Carbohydrate loading over three days ahead of the event will increase the glycogen stores in your muscles. This will delay fatigue and help to improve your performance, particularly as you reach the final stages of an endurance event. You should also take in additional carbohydrate during an endurance event, through drinks or food, to prevent fatigue. After the event, a high-GI carbohydrate will aid recovery.
The general recommendation is 7-12g of carbohydrate per kilogram of body weight. Bear in mind that carbohydrate loading will not help performance in events that are shorter than two hours or in anaerobic activities, and that you should only carry out carbohydrate loading up to four times a year.
What is fat loading for endurance events?
Like carbohydrate loading, this is when you increase the amount of fat in your diet ahead of an endurance competition. Fat loading requires increasing the fat in your diet to 60-70% over five days, before carrying out three days of carbohydrate loading prior to your event.
Good sources of fat are dairy products such as chocolate, cream and cheese. In studies, endurance athletes have seen increased performance after an intake of medium-chain triglyceride (MCT) oils along with carbohydrates, although side effects such as diarrhoea have also been reported.
After competing, you should ensure that you replace fluid and electrolytes lost, as well as sodium and potassium.

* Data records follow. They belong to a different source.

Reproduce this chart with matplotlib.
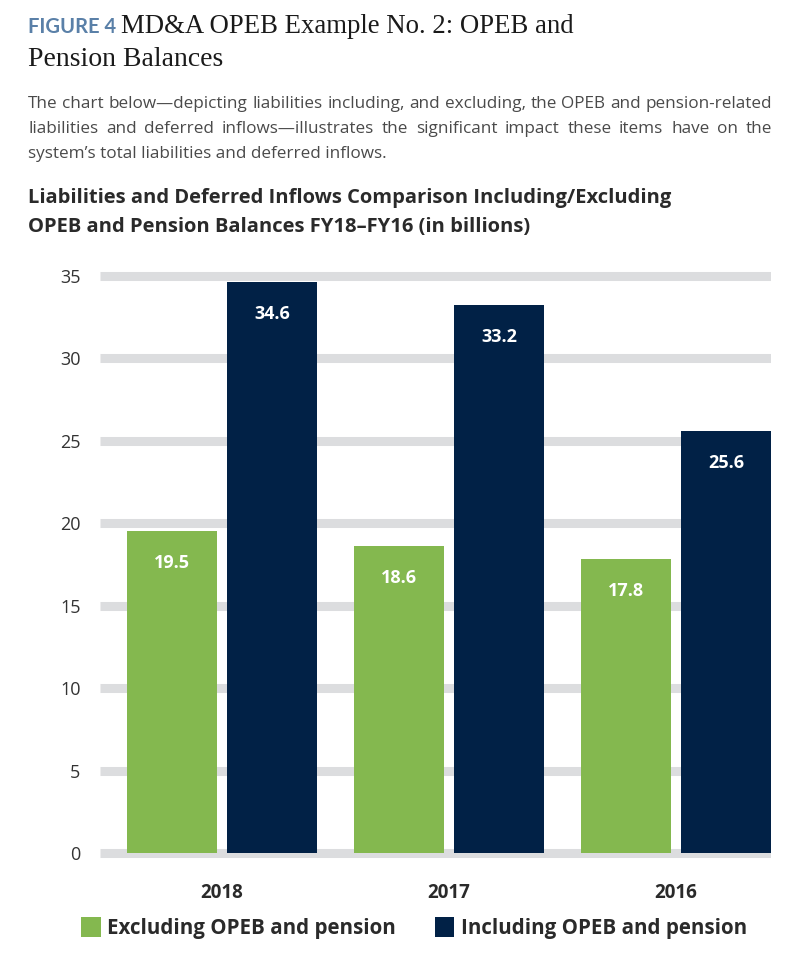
import matplotlib
matplotlib.use("Agg")
import matplotlib.pyplot as plt
import numpy as np

# ---- data ----
years = ["2018", "2017", "2016"]
excluding = [19.5, 18.6, 17.8]
including = [34.6, 33.2, 25.6]
series_names = ["Excluding OPEB and pension", "Including OPEB and pension"]
yticks = [0, 5, 10, 15, 20, 25, 30, 35]

GREEN = "#84b84f"
NAVY = "#012146"
GRID = "#dcdddf"
DARK = "#2a2a2a"
BODY = "#4a4a4a"
FIGBLUE = "#5a80a8"

W, H = 800, 980
fig = plt.figure(figsize=(W / 100, H / 100), dpi=100)
fig.patch.set_facecolor("white")


def fy(py):
    return 1 - py / H


def fx(px):
    return px / W


SANS = ["Open Sans", "DejaVu Sans"]
SERIF = ["Liberation Serif", "DejaVu Serif"]

# ---- axes ----
px_per = 16.5
y0px = 853
ax_bot_px, ax_top_px = 862, 262
ylo = (y0px - ax_bot_px) / px_per
yhi = (y0px - ax_top_px) / px_per
ax_left_px, ax_right_px = 100, 771
ax = fig.add_axes([fx(ax_left_px), fy(ax_bot_px), fx(ax_right_px - ax_left_px),
                   (ax_bot_px - ax_top_px) / H])
group_px = 227.0
bw = 90 / group_px
off = 50 / group_px
x = np.arange(len(years))
ax.set_xlim((ax_left_px - 222) / group_px, (ax_right_px - 222) / group_px)
ax.set_ylim(ylo, yhi)

for t in yticks:
    ax.axhline(t, color=GRID, lw=6.5, zorder=0, solid_capstyle="butt")

b1 = ax.bar(x - off, excluding, width=bw, color=GREEN, zorder=2, label=series_names[0])
b2 = ax.bar(x + off, including, width=bw, color=NAVY, zorder=2, label=series_names[1])

for bars, vals in ((b1, excluding), (b2, including)):
    for r, v in zip(bars, vals):
        ax.annotate(f"{v:.1f}", (r.get_x() + r.get_width() / 2, v),
                    xytext=(0, -32), textcoords="offset pixels",
                    ha="center", va="center", color="white",
                    fontsize=13, fontweight="bold", family=SANS, zorder=3)

for s in ax.spines.values():
    s.set_visible(False)
ax.set_yticks(yticks)
ax.set_yticklabels([str(t) for t in yticks], family=SANS, fontsize=13, color="#333333")
ax.tick_params(axis="y", length=0, pad=14)
ax.set_xticks(x)
ax.set_xticklabels(years, family=SANS, fontsize=13.5, fontweight="bold", color=DARK)
ax.tick_params(axis="x", length=0, pad=15)

# ---- legend ----
leg = fig.legend(handles=[b1, b2], labels=series_names, loc="center",
                 bbox_to_anchor=(fx(414), fy(928)), ncol=2, frameon=False,
                 prop={"family": SANS, "weight": "bold", "size": 14.8},
                 handlelength=0.95, handleheight=1.15, handletextpad=0.3,
                 columnspacing=1.9)
for txt in leg.get_texts():
    txt.set_color(DARK)

# ---- header texts ----
renderer = fig.canvas.get_renderer()

t_fig = fig.text(fx(28), fy(33), "FIGURE 4", family=["Lato", "DejaVu Sans"], fontweight="bold",
                 fontsize=14.5, color=FIGBLUE, va="baseline", ha="left")
ext = t_fig.get_window_extent(renderer)
fig.text(fx(ext.x1 + 5), fy(33), "MD&A OPEB Example No. 2: OPEB and", family=SERIF,
         fontsize=19.3, color="#1a1a1a", va="baseline", ha="left")
fig.text(fx(28), fy(66), "Pension Balances", family=SERIF,
         fontsize=20, color="#1a1a1a", va="baseline", ha="left")

body_lines = [
    "The chart below\u2014depicting liabilities including, and excluding, the OPEB and pension-related",
    "liabilities and deferred inflows\u2014illustrates the significant impact these items have on the",
    "system\u2019s total liabilities and deferred inflows.",
]
body_y = [108, 133, 158]
body_kw = dict(family=SANS, fontsize=12.3, color=BODY, va="baseline", ha="left")


def justify(line, x0, x1, ypx, **kw):
    words = line.split(" ")
    texts = [fig.text(0, fy(ypx), w, **kw) for w in words]
    widths = [t.get_window_extent(renderer).width for t in texts]
    gap = (x1 - x0 - sum(widths)) / (len(words) - 1)
    cx = x0
    for t, w in zip(texts, widths):
        t.set_x(fx(cx))
        cx += w + gap


justify(body_lines[0], 28, 772, body_y[0], **body_kw)
justify(body_lines[1], 28, 772, body_y[1], **body_kw)
fig.text(fx(28), fy(body_y[2]), body_lines[2], **body_kw)

sub_kw = dict(family=SANS, fontsize=14.5, fontweight="bold", color=DARK,
              va="baseline", ha="left")
fig.text(fx(28), fy(203), "Liabilities and Deferred Inflows Comparison Including/Excluding", **sub_kw)
fig.text(fx(28), fy(232), "OPEB and Pension Balances FY18\u2013FY16 (in billions)", **sub_kw)

fig.savefig("out.png", dpi=100, facecolor="white")
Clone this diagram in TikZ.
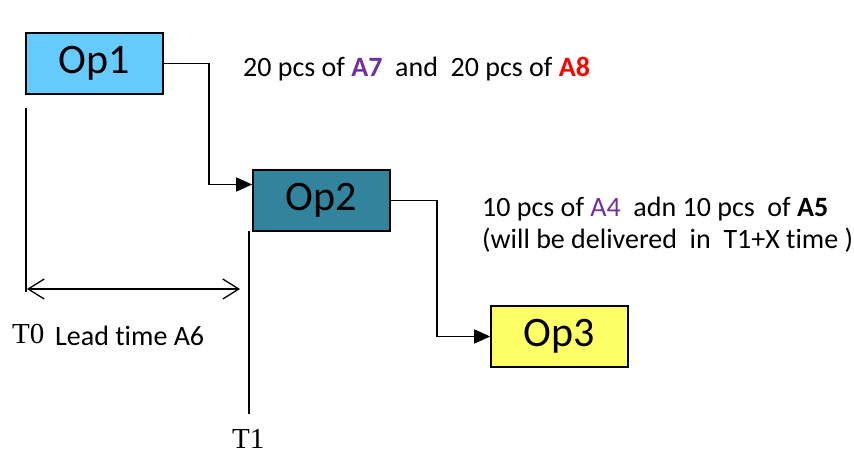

Feeding strategies for strength-based events
The key for strength-based events is to keep up the levels of fuel and liquid in the body at the same time as avoiding gastrointestinal issues that will affect performance.
Foods that are nutritionally beneficial should be consumed while training for your strength-based event. Carbohydrate consumption needs to be aligned with your training programme so that your energy stores remain high enough for your performance and recovery, both while training and on the day of competition.
A day of rest or only light training prior to competing can allow the body to restore its glycogen levels. Whether you are competing in one or several events, make sure you have planned out the food and drink that you will be consuming during the competition to ensure you have the fuel that you need to hand.